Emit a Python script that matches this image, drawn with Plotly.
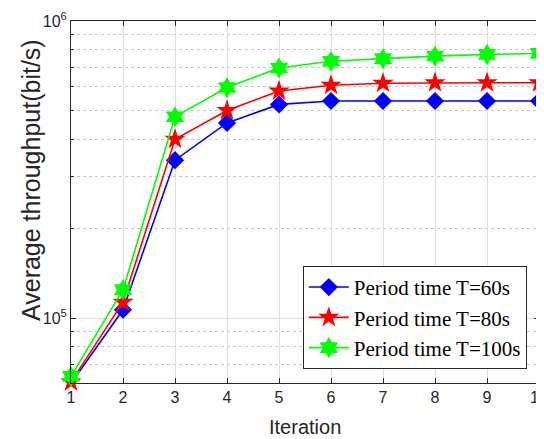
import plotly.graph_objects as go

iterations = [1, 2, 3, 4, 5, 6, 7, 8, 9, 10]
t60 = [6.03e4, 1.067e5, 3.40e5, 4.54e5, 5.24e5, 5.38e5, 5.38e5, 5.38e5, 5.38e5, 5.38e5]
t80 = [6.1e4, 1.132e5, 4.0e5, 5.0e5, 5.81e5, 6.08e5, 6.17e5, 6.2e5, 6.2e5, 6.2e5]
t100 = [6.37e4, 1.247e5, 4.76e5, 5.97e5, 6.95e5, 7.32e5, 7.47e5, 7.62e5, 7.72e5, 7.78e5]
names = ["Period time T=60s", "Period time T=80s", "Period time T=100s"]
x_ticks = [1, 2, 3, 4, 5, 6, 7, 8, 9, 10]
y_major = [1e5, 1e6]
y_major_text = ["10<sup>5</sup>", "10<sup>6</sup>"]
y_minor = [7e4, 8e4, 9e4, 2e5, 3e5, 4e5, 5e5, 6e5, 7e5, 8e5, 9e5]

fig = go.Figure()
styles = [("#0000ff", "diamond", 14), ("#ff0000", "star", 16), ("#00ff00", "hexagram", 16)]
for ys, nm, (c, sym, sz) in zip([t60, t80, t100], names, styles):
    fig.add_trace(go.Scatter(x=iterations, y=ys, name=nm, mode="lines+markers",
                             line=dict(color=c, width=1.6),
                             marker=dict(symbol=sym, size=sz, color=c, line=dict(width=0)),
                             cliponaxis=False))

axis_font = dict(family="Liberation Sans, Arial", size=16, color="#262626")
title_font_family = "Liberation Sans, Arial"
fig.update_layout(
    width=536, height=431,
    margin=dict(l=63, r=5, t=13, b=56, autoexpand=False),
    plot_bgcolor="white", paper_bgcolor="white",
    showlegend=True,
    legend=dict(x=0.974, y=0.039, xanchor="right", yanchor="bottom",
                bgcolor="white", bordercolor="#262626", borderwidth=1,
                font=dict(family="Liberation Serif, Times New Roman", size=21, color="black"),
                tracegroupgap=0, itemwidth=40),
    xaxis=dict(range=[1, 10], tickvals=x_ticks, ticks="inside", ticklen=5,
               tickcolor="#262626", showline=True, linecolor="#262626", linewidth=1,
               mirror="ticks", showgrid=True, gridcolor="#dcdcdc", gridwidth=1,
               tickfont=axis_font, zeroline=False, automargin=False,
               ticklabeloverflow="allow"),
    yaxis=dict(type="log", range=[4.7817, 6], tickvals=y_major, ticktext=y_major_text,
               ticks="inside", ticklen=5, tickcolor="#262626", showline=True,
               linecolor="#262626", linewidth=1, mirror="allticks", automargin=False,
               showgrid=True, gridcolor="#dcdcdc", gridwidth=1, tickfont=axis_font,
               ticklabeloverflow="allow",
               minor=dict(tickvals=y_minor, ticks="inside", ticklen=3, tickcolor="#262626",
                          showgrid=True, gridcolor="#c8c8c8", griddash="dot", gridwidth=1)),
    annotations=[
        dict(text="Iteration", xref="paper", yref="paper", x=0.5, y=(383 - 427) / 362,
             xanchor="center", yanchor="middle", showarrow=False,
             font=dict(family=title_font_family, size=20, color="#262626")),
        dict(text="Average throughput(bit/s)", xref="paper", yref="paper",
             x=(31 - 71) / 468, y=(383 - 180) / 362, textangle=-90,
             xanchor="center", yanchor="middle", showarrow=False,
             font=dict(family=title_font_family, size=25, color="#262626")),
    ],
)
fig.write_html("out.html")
────────────────────────────────────────
→ Exercise:
Write out exactly the lines between the start of the data and the line with "import plotly.graph_objects as go", including both, but none of the pictures.

→ Output for this exercise:
Emit a Python script that matches this image, drawn with Plotly.
import plotly.graph_objects as go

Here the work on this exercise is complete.